If handled properly, the scenario can easily escalate into a vigorous, Comminatory shouting match, with participants from both sides of the sanctuary rising to their feet to castigate, en masse, those of the other side. When the anger has reached an acceptable level, the creative pastor then descends from the pulpit in the irenic splendor of a circus clown suit, into which he has furtively changed while in the pulpit, and juggles a few Bibles. This readies the group for the Absolution. And what of this necessary part of the service? Must it whither into obsolescence through the usui staid pronouncement of forgiveness? Not if the pastor is smart and creative.
The Absolution must be made fun, too.
Difficult though it is within the constructs of some liturgies, Absolution can be rendered in an effective and meaningful manner. One soul-releasing moment shines brightly in my memory. During a service once, the fellow sitting next to me fell victim to intense feelings of guilt. The Absolution had been pronounced, yet he sat moping in the pew, head bowed, shaking from side to side. He represented a disgusting reminder of the power of false guilt. So, at the pastor’s direction, a group of parishioners descended upon him, picked him up, and to a spontaneous ovation carried him on their shoulders once around the congregation in a sort of victory lap for forgiveness, after which they deposited him in a nearby locker-room shower, turning on the water and cleansing him ritually. It was a beautiful moment.

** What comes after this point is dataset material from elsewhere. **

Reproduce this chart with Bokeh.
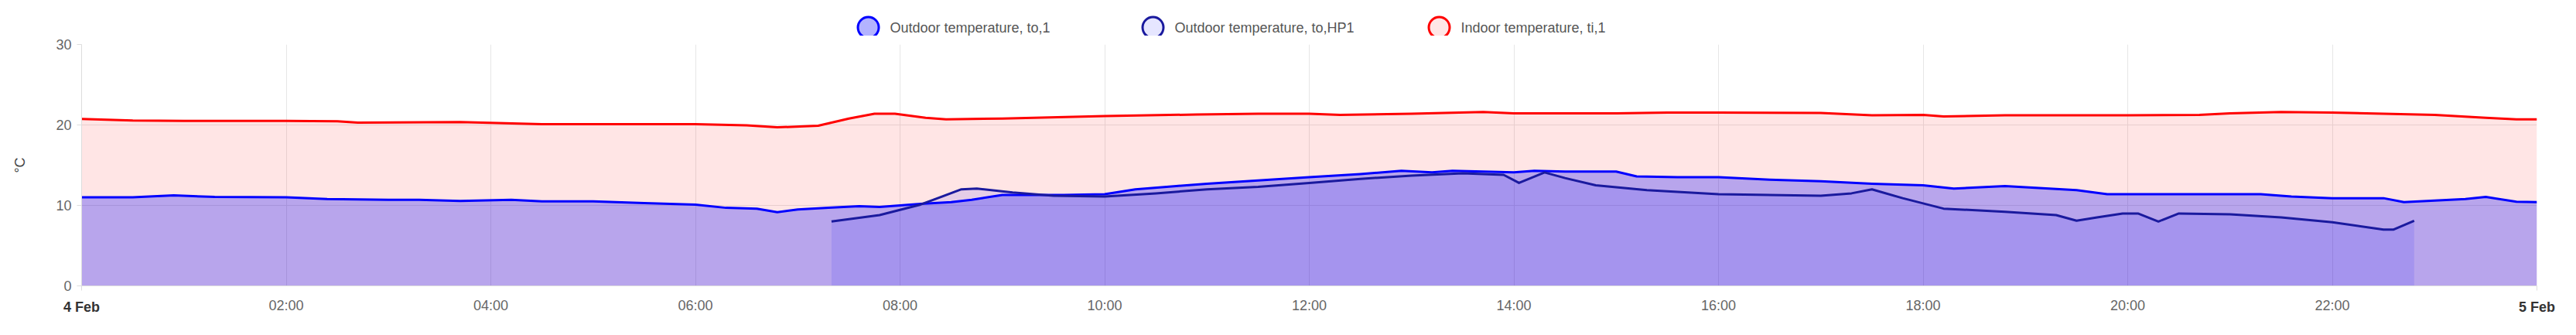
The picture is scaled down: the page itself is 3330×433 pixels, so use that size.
from bokeh.plotting import figure
from bokeh.models import Range1d, FixedTicker, LinearAxis
from bokeh.layouts import column
from bokeh.core.properties import value
from bokeh.embed import file_html
from bokeh.resources import INLINE

# ---- data (hours after 4 Feb 00:00, temperatures in °C) ----
hours_to1 = [0, 0.5, 0.9, 1.3, 2.0, 2.4, 3.0, 3.3, 3.7, 4.2, 4.5, 5.0, 5.5, 6.0, 6.3, 6.6,
             6.8, 7.0, 7.3, 7.6, 7.8, 8.2, 8.5, 8.7, 9.0, 9.6, 10.0, 10.3, 10.7, 11.0, 11.5,
             12.0, 12.5, 12.9, 13.2, 13.4, 14.0, 14.2, 14.5, 15.0, 15.2, 15.6, 16.0, 16.5,
             17.0, 17.5, 18.0, 18.3, 18.8, 19.5, 19.8, 20.0, 21.3, 21.6, 22.0, 22.5, 22.7,
             23.0, 23.3, 23.5, 23.8, 24.0]
temp_to1 = [11.0, 11.0, 11.25, 11.05, 11.0, 10.8, 10.7, 10.7, 10.55, 10.7, 10.5, 10.5, 10.3,
            10.1, 9.7, 9.6, 9.15, 9.5, 9.7, 9.9, 9.8, 10.2, 10.4, 10.7, 11.3, 11.3, 11.4, 12.0,
            12.4, 12.7, 13.1, 13.5, 13.9, 14.3, 14.1, 14.3, 14.1, 14.3, 14.2, 14.2, 13.6, 13.5,
            13.5, 13.2, 13.0, 12.7, 12.5, 12.1, 12.4, 11.9, 11.4, 11.4, 11.4, 11.1, 10.9, 10.9,
            10.4, 10.6, 10.8, 11.05, 10.45, 10.4]

hours_hp1 = [7.33, 7.8, 8.2, 8.6, 8.75, 9.1, 9.5, 10.0, 10.5, 11.0, 11.5, 12.0, 12.5, 13.0,
             13.5, 13.9, 14.05, 14.3, 14.5, 14.8, 15.3, 16.0, 17.0, 17.3, 17.5, 17.8, 18.2,
             18.8, 19.3, 19.5, 19.7, 19.95, 20.1, 20.3, 20.5, 21.0, 21.5, 22.0, 22.5, 22.6, 22.8]
temp_hp1 = [8.0, 8.8, 10.1, 12.0, 12.1, 11.6, 11.2, 11.1, 11.5, 12.0, 12.3, 12.8, 13.3, 13.7,
            14.0, 13.8, 12.8, 14.1, 13.4, 12.5, 11.9, 11.4, 11.2, 11.5, 12.0, 10.9, 9.6, 9.2,
            8.8, 8.1, 8.5, 9.0, 9.0, 8.0, 9.0, 8.9, 8.5, 7.9, 7.0, 7.0, 8.1]

hours_ti1 = [0, 0.5, 1.0, 2.0, 2.5, 2.7, 3.7, 4.5, 5.0, 6.0, 6.5, 6.8, 7.2, 7.5, 7.75, 7.95,
             8.25, 8.45, 9.0, 10.0, 10.9, 11.5, 12.0, 12.3, 13.0, 13.7, 14.0, 15.0, 15.5, 16.0,
             17.0, 17.5, 18.0, 18.2, 18.8, 20.0, 20.7, 21.0, 21.5, 22.0, 22.5, 23.0, 23.5,
             23.8, 24.0]
temp_ti1 = [20.75, 20.55, 20.5, 20.5, 20.45, 20.3, 20.35, 20.1, 20.1, 20.1, 19.95, 19.7, 19.9,
            20.8, 21.4, 21.4, 20.9, 20.7, 20.8, 21.1, 21.3, 21.4, 21.4, 21.25, 21.4, 21.6,
            21.45, 21.45, 21.55, 21.55, 21.5, 21.2, 21.25, 21.05, 21.2, 21.2, 21.25, 21.45,
            21.6, 21.55, 21.4, 21.25, 20.9, 20.7, 20.7]

series_names = ["Outdoor temperature, to,1", "Outdoor temperature, to,HP1",
                "Indoor temperature, ti,1"]
x_ticks = [0, 2, 4, 6, 8, 10, 12, 14, 16, 18, 20, 22, 24]
x_tick_labels = ["4 Feb", "02:00", "04:00", "06:00", "08:00", "10:00", "12:00", "14:00",
                 "16:00", "18:00", "20:00", "22:00", "5 Feb"]
y_ticks = [0, 10, 20, 30]

# ---- styles / layout ----
FONT = "Liberation Sans"
BLUE = "#0000ff"
NAVY = "#1a1a9e"
RED = "#ff0000"
W = 3314
LEFT, RIGHT = 105, 35
FRAME_H = 312
LEG_H, TOP_B, BOT_B = 46, 11, 48
PAGE = 8

# ---- legend strip (its frame is aligned with the main frame; x in page pixels) ----
leg = figure(width=W, height=LEG_H, output_backend="svg", toolbar_location=None,
             x_range=Range1d(PAGE + LEFT, PAGE + W - RIGHT), y_range=Range1d(0, LEG_H),
             x_axis_type=None, y_axis_type=None, min_border_left=LEFT,
             min_border_right=RIGHT, min_border_top=0, min_border_bottom=0)
leg.outline_line_color = None
leg.grid.visible = False
leg_cx = [1130, 1498, 1868]
leg_cy = LEG_H - 35
leg.scatter(x=leg_cx, y=[leg_cy] * 3, marker="circle", size=27, line_width=3,
            line_color=[BLUE, NAVY, RED], fill_color=["#b3b3ff", "#e6e6ff", "#ffe6e6"])
leg.text(x=[c + 28 for c in leg_cx], y=[leg_cy] * 3, text=series_names,
         text_font=value(FONT), text_font_size="18px", text_color="#555555",
         text_align="left", text_baseline="middle")

# ---- main plot ----
p = figure(width=W, height=TOP_B + FRAME_H + BOT_B, output_backend="svg",
           toolbar_location=None, x_range=Range1d(0, 24), y_range=Range1d(0, 30),
           x_axis_location=None,
           min_border_left=LEFT, min_border_right=RIGHT, min_border_top=TOP_B,
           min_border_bottom=BOT_B)
p.outline_line_color = None
p.background_fill_color = "white"
p.border_fill_color = "white"

p.varea(x=hours_ti1, y1=0, y2=temp_ti1, fill_color=RED, fill_alpha=0.1)
p.varea(x=hours_to1, y1=0, y2=temp_to1, fill_color=BLUE, fill_alpha=0.28)
p.varea(x=hours_hp1, y1=0, y2=temp_hp1, fill_color=BLUE, fill_alpha=0.1)

p.line(hours_ti1, temp_ti1, line_color=RED, line_width=3, line_join="round")
p.line(hours_to1, temp_to1, line_color=BLUE, line_width=3, line_join="round")
p.line(hours_hp1, temp_hp1, line_color=NAVY, line_width=3, line_join="round")

p.xgrid.ticker = FixedTicker(ticks=x_ticks)
p.ygrid.ticker = FixedTicker(ticks=y_ticks)
p.xgrid.grid_line_color = "#e6e6e6"
p.ygrid.grid_line_color = "#e6e6e6"

# x axes: bold day labels (ticks at the day boundaries) and the hour labels
day_ticks = [t for t, s in zip(x_ticks, x_tick_labels) if "Feb" in s]
hour_ticks = [t for t, s in zip(x_ticks, x_tick_labels) if "Feb" not in s]
ax_day = LinearAxis(ticker=FixedTicker(ticks=day_ticks),
                    major_label_overrides={t: s for t, s in zip(x_ticks, x_tick_labels)
                                           if "Feb" in s})
ax_hour = LinearAxis(ticker=FixedTicker(ticks=hour_ticks),
                     major_label_overrides={t: s for t, s in zip(x_ticks, x_tick_labels)
                                            if "Feb" not in s})
p.add_layout(ax_day, "below")
p.add_layout(ax_hour, "below")
for ax in (ax_day, ax_hour):
    ax.major_label_text_font = FONT
    ax.major_label_text_font_size = "18px"
    ax.minor_tick_line_color = None
    ax.major_tick_in = 0
ax_day.axis_line_color = "#dddddd"
ax_day.major_tick_line_color = "#dddddd"
ax_day.major_tick_out = 6
ax_day.major_label_standoff = 11
ax_day.major_label_text_font_style = "bold"
ax_day.major_label_text_color = "#333333"
ax_hour.axis_line_color = None
ax_hour.major_tick_line_color = None
ax_hour.major_tick_out = 0
ax_hour.major_label_standoff = -25
ax_hour.major_label_text_color = "#666666"

yax = p.yaxis[0]
yax.ticker = FixedTicker(ticks=y_ticks)
yax.major_label_text_font = FONT
yax.major_label_text_font_size = "18px"
yax.major_label_text_color = "#666666"
yax.major_label_standoff = 7
yax.axis_line_color = "#dddddd"
yax.major_tick_line_color = "#dddddd"
yax.major_tick_out = 6
yax.major_tick_in = 0
yax.minor_tick_line_color = None
yax.axis_label = "°C"
yax.axis_label_text_font = FONT
yax.axis_label_text_font_size = "18px"
yax.axis_label_text_font_style = "normal"
yax.axis_label_text_color = "#444444"
yax.axis_label_standoff = 33

layout = column(leg, p, spacing=0)
open("out.html", "w").write(file_html(layout, INLINE))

Sure, it wasn’t all that much fun for the guy — he had a five-hundred-dollar suit on — but it imbued the ritual with meaning and brought home the significance of the Absolution in a very real way to the congregation as a whole. Be it Confession or Absolution, repentance or forgiveness, when we can render these abstractions palpable and active-in short, fun-then we know that we’ve done our job.
Send them away happy. They will come back.